Hommage revendiqué à Joseph Conrad et son Au coeur des ténèbres, le parallèle devient évident au bout de quelques pages, si ce n’est dès la première. Cette plongée au cœur d’une nature primitive faisant ressortir les instincts les plus primaires de la nature humaine se révèle d’ailleurs plutôt efficace transposée dans l’univers de La Geste des Chevaliers Dragons, du moins sur le plan de l’ambiance.
C’est là l’aspect le plus réussi de l’album : poisseux, moite, sombre, de plus en plus désespéré... La progression vers la folie et l’irrévocabilité, la perte des repères des personnages et surtout de Marly, elle-même trouble, le poids de la forêt, tout cela se sent vraiment à la lecture, au fil des planches.
Pour autant, on ne peut pas parler de franche réussite. L’intrigue en elle-même se délite assez vite, quand bien même cela peut s’avérer logique étant donné le développement du récit, et les personnages n’ont rien de bien charismatiques ou attachants. Mais l’album pêche aussi par ses dessins. Si certains décors et les créatures hantant la forêt se révèlent assez réussis, le trait de Fabrice Meddour est parfois maladroit, sans compter des soucis de proportions au niveau de ses personnages humains. De quoi parfois contribuer à faire sortir le lecteur de sa bulle, alors que cette histoire joue avant tout sur son atmosphère lourde. Une atmosphère qui joue également sur une certaine lenteur, qui là encore pourra égarer une partie de ses lecteurs dans les méandres de cette jungle… Et quid du dragon ?
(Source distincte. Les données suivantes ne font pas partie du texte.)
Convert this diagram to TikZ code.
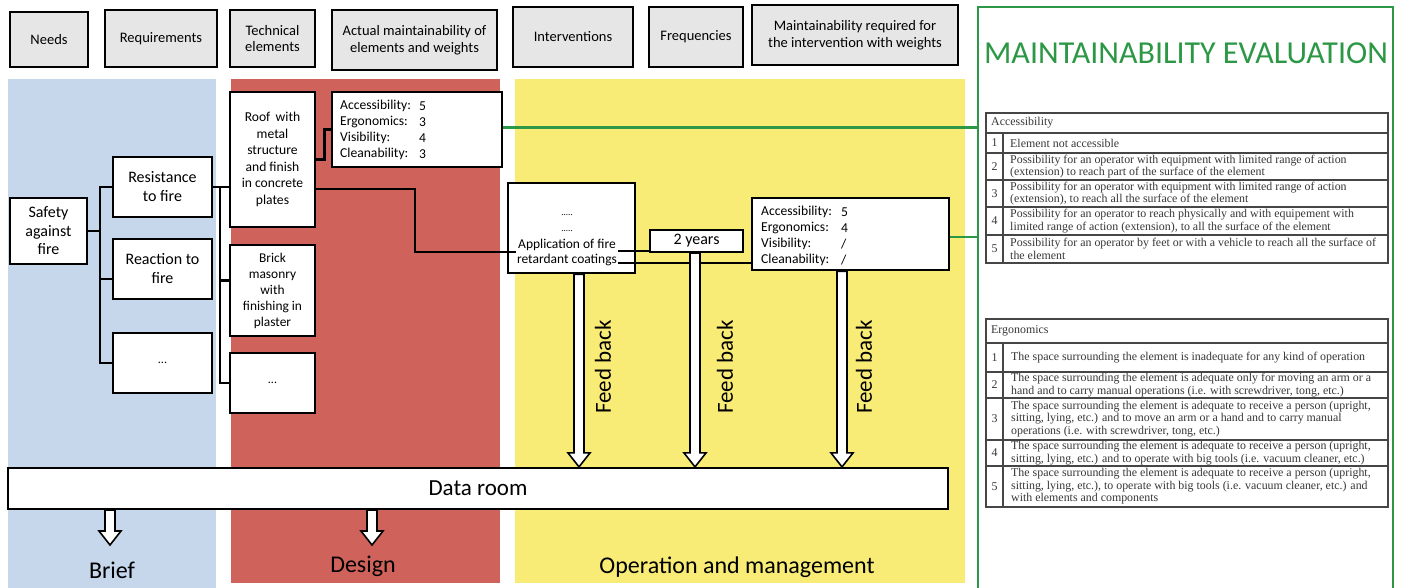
\documentclass[tikz,border=0pt]{standalone}
\usepackage{fontspec}
\setmainfont{Carlito}
\newfontfamily\tabfont{Liberation Serif}
\usetikzlibrary{calc}

\definecolor{briefblue}{RGB}{198,215,235}
\definecolor{designred}{RGB}{207,98,90}
\definecolor{opyellow}{RGB}{248,236,118}
\definecolor{evalgreen}{RGB}{44,152,70}
\definecolor{hdrgray}{RGB}{230,230,230}
\definecolor{tabline}{RGB}{70,70,70}
\definecolor{tabtext}{RGB}{55,55,55}

\newcommand{\fsz}[2]{\fontsize{#1}{#2}\selectfont}

% hollow block arrow running straight down from #1 to #2
\newcommand{\hollowarrow}[2]{%
  \draw[hollow] let \p1=(#1), \p2=(#2) in
    (\x1-5pt,\y1) -- (\x1-5pt,\y2+14pt) -- (\x1-11pt,\y2+14pt) -- (\x1,\y2)
    -- (\x1+11pt,\y2+14pt) -- (\x1+5pt,\y2+14pt) -- (\x1+5pt,\y1) -- cycle;}

\tikzset{
  hdr/.style={draw, line width=2.6pt, fill=hdrgray, align=center, inner sep=1pt,
              font=\fsz{14.5}{16.5}},
  box/.style={draw, line width=2.6pt, fill=white, align=center, inner sep=1pt},
  conn/.style={line width=2.4pt, black},
  gconn/.style={line width=2.4pt, evalgreen},
  hollow/.style={draw=black, line width=1.6pt, fill=white, line join=miter},
  phase/.style={font=\fsz{24}{28}},
  fb/.style={rotate=90, font=\fsz{23}{26}},
  tabrule/.style={draw=tabline, line width=1.3pt},
  tt/.style={anchor=west, inner sep=0pt, align=left, text=tabtext,
             font=\tabfont\fsz{11.9}{12.6}},
  tn/.style={inner sep=0pt, text=tabtext, font=\tabfont\fsz{11.9}{12.6}},
  score/.style={anchor=west, inner sep=0pt, align=left, font=\fsz{13.6}{16}}
}

\begin{document}
\begin{tikzpicture}[x=1pt, y=-1pt]
\useasboundingbox (0,0) rectangle (1402,588);
\fill[white] (0,0) rectangle (1402,588);

% phase backgrounds
\fill[briefblue] (8,79) rectangle (216,590);
\fill[designred] (231,79) rectangle (500,583);
\fill[opyellow] (515,79) rectangle (965,583);

% evaluation panel
\node[draw=evalgreen, line width=2.6pt, minimum width=415, minimum height=600,
      inner sep=0pt] (eval) at (1185.5,307) {};
\node[text=evalgreen, font=\fsz{32}{36}] (evaltitle) at (1186,53) {MAINTAINABILITY EVALUATION};

% column headers
\node[hdr, minimum width=78,  minimum height=55] (hneeds) at (49,39.5)   {Needs};
\node[hdr, minimum width=112, minimum height=57] (hreq)   at (161,38.5)  {Requirements};
\node[hdr, minimum width=85,  minimum height=57] (htech)  at (272.5,38.5){Technical\\elements};
\node[hdr, minimum width=165, minimum height=60] (hact)   at (414.5,40)  {Actual maintainability of\\elements and weights};
\node[hdr, minimum width=120, minimum height=60] (hint)   at (573,37)    {Interventions};
\node[hdr, minimum width=94,  minimum height=60] (hfreq)  at (696,37)    {Frequencies};
\node[hdr, minimum width=206, minimum height=60] (hmreq)  at (855,35)    {Maintainability required for\\the intervention with weights};

% needs and requirements
\node[box, minimum width=77, minimum height=66, font=\fsz{16}{18.5}] (safety) at (48.5,231) {Safety\\against\\fire};
\node[box, minimum width=99, minimum height=60, font=\fsz{16}{19}] (resist) at (162.5,187) {Resistance\\to fire};
\node[box, minimum width=99, minimum height=60, font=\fsz{16}{19}] (react)  at (162.5,269) {Reaction to\\fire};
\node[box, minimum width=99, minimum height=60, font=\fsz{12}{13}] (dotsA) at (162.5,363) {...};

% technical elements
\node[box, minimum width=85, minimum height=135, font=\fsz{13.6}{16.5}] (roof) at (272.5,159.5)
  {Roof\, with\\metal\\structure\\and finish\\in concrete\\plates};
\node[box, minimum width=85, minimum height=91, font=\fsz{13.4}{16}] (brick) at (272.5,290.5)
  {Brick\\masonry\\with\\finishing in\\plaster};
\node[box, minimum width=85, minimum height=60, font=\fsz{12}{13}] (dotsB) at (272.5,383) {...};

% actual maintainability of the roof
\node[box, minimum width=170, minimum height=75] (accA) at (417,129.5) {};
\node[score] (accAl) at (340,130) {Accessibility:\\Ergonomics:\\Visibility:\\Cleanability:};
\node[score] (accAv) at (419,130) {5\\3\\4\\3};

% intervention, frequency, required maintainability
\node[box, minimum width=127, minimum height=90] (int) at (571.5,228) {};
\node[font=\fsz{9}{10}, inner sep=0pt] (intdotsA) at (567,215) {.....};
\node[font=\fsz{9}{10}, inner sep=0pt] (intdotsB) at (567,231) {.....};
\node[font=\fsz{13.5}{15}, inner sep=1pt, align=center] (app) at (567,252) {Application of fire\\retardant coatings};
\node[draw, line width=2.2pt, fill=white, minimum width=93, minimum height=22, inner sep=0pt,
      font=\fsz{16}{18}] (yrs) at (696.5,241) {2 years};
\node[box, minimum width=197, minimum height=72] (accB) at (850.5,234) {};
\node[score] (accBl) at (761,236) {Accessibility:\\Ergonomics:\\Visibility:\\Cleanability:};
\node[score] (accBv) at (841,236) {5\\4\\/\\/};

% data room
\node[box, line width=2.2pt, minimum width=940, minimum height=41, font=\fsz{23}{26}] (data) at (478,488.5) {Data room};

% tree connectors
\coordinate (trunkA) at (100,0);
\coordinate (trunkB) at (220,0);
\draw[conn] (safety.east) -- (safety.east -| trunkA);
\draw[conn] (resist.west) -- (resist.west -| trunkA) -- (dotsA.west -| trunkA) -- (dotsA.west);
\draw[conn] ([yshift=-10pt]react.west) -- ([yshift=-10pt]react.west -| trunkA);
\draw[conn] (resist.east) -- (resist.east -| roof.west);
\draw[conn] (resist.east -| trunkB) -- (dotsB.west -| trunkB) -- (dotsB.west);
\draw[conn] ([yshift=10pt]brick.west) -- ([yshift=10pt]brick.west -| trunkB);

% roof to its scores and to the intervention
\draw[conn] (roof.east) -- ++(8,0) |- (accA.west);
\coordinate (bend) at (415,0);
\draw[conn] ([yshift=-29.5pt]roof.east) -- ([yshift=-29.5pt]roof.east -| bend) |- (app.west);
\draw[conn] ([yshift=1pt]app.east) -- ([yshift=1pt]app.east -| yrs.west);
\draw[conn] ([yshift=-11pt]app.east) -- ([yshift=-11pt]app.east -| accB.west);

% links to the evaluation panel
\draw[gconn] ([yshift=2pt]accA.east) -- ([yshift=2pt]accA.east -| eval.west);
\draw[gconn] ([yshift=-3pt]accB.east) -- ([yshift=-3pt]accB.east -| eval.west);

% feedback arrows into the data room
\coordinate (fbA) at (579,0);
\coordinate (fbB) at (695,0);
\coordinate (fbC) at (842,0);
\hollowarrow{int.south -| fbA}{data.north -| fbA}
\hollowarrow{yrs.south -| fbB}{data.north -| fbB}
\hollowarrow{accB.south -| fbC}{data.north -| fbC}
\node[fb] (fblA) at (603,367) {Feed back};
\node[fb] (fblB) at (725,367) {Feed back};
\node[fb] (fblC) at (864,367) {Feed back};

% data room output arrows
\coordinate (briefend) at (110,545);
\coordinate (designend) at (372,545);
\hollowarrow{data.south -| briefend}{briefend}
\hollowarrow{data.south -| designend}{designend}

% phase names
\node[phase] (brief)  at (112,570) {Brief};
\node[phase] (design) at (363,566) {Design};
\node[phase] (opman)  at (737,567) {Operation and management};

% accessibility scale
\fill[white] (986,113) rectangle (1388,263);
\draw[tabrule] (986,113) rectangle (1388,263);
\foreach \yy in {133,153,180,207,235} \draw[tabrule] (986,\yy) -- (1388,\yy);
\draw[tabrule] (1003,133) -- (1003,263);
\node[tt] (acch) at (991,123) {Accessibility};
\node[tn] (acc1n) at (994.5,143) {1};
\node[tn] (acc2n) at (994.5,166.5) {2};
\node[tn] (acc3n) at (994.5,193.5) {3};
\node[tn] (acc4n) at (994.5,221) {4};
\node[tn] (acc5n) at (994.5,249) {5};
\node[tt] (acc1t) at (1010,143) {Element not accessible};
\node[tt] (acc2t) at (1010,166.5) {Possibility for an operator with equipment with limited range of action\\(extension) to reach part of the surface of the element};
\node[tt] (acc3t) at (1010,193.5) {Possibility for an operator with equipment with limited range of action\\(extension), to reach all the surface of the element};
\node[tt] (acc4t) at (1010,221) {Possibility for an operator to reach physically and with equipement with\\limited range of action (extension), to all the surface of the element};
\node[tt] (acc5t) at (1010,249) {Possibility for an operator by feet or with a vehicle to reach all the surface of\\the element};

% ergonomics scale
\fill[white] (986,319) rectangle (1388,507);
\draw[tabrule] (986,319) rectangle (1388,507);
\foreach \yy in {343,372,398,440,466} \draw[tabrule] (986,\yy) -- (1388,\yy);
\draw[tabrule] (1003,343) -- (1003,507);
\node[tt] (ergh) at (991,331) {Ergonomics};
\node[tn] (erg1n) at (994.5,357.5) {1};
\node[tn] (erg2n) at (994.5,385) {2};
\node[tn] (erg3n) at (994.5,419) {3};
\node[tn] (erg4n) at (994.5,453) {4};
\node[tn] (erg5n) at (994.5,486.5) {5};
\node[tt] (erg1t) at (1011,357.5) {The space surrounding the element is inadequate for any kind of operation};
\node[tt] (erg2t) at (1011,385) {The space surrounding the element is adequate only for moving an arm or a\\hand and to carry manual operations (i.e. with screwdriver, tong, etc.)};
\node[tt] (erg3t) at (1011,419) {The space surrounding the element is adequate to receive a person (upright,\\sitting, lying, etc.) and to move an arm or a hand and to carry manual\\operations (i.e. with screwdriver, tong, etc.)};
\node[tt] (erg4t) at (1011,453) {The space surrounding the element is adequate to receive a person (upright,\\sitting, lying, etc.) and to operate with big tools (i.e. vacuum cleaner, etc.)};
\node[tt] (erg5t) at (1011,486.5) {The space surrounding the element is adequate to receive a person (upright,\\sitting, lying, etc.), to operate with big tools (i.e. vacuum cleaner, etc.) and\\with elements and components};
\end{tikzpicture}
\end{document}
Renouvelant, comme toujours, une partie de sa formule, sans vraiment en changer – on se demande ainsi pourquoi l’héroïne apparaît cette fois à moitié dévêtue scénaristiquement parlant – voici donc un album de plus qui devrait sans doute contenter les fans mais n’apporte finalement pas grand chose de neuf à la mythologie de la série.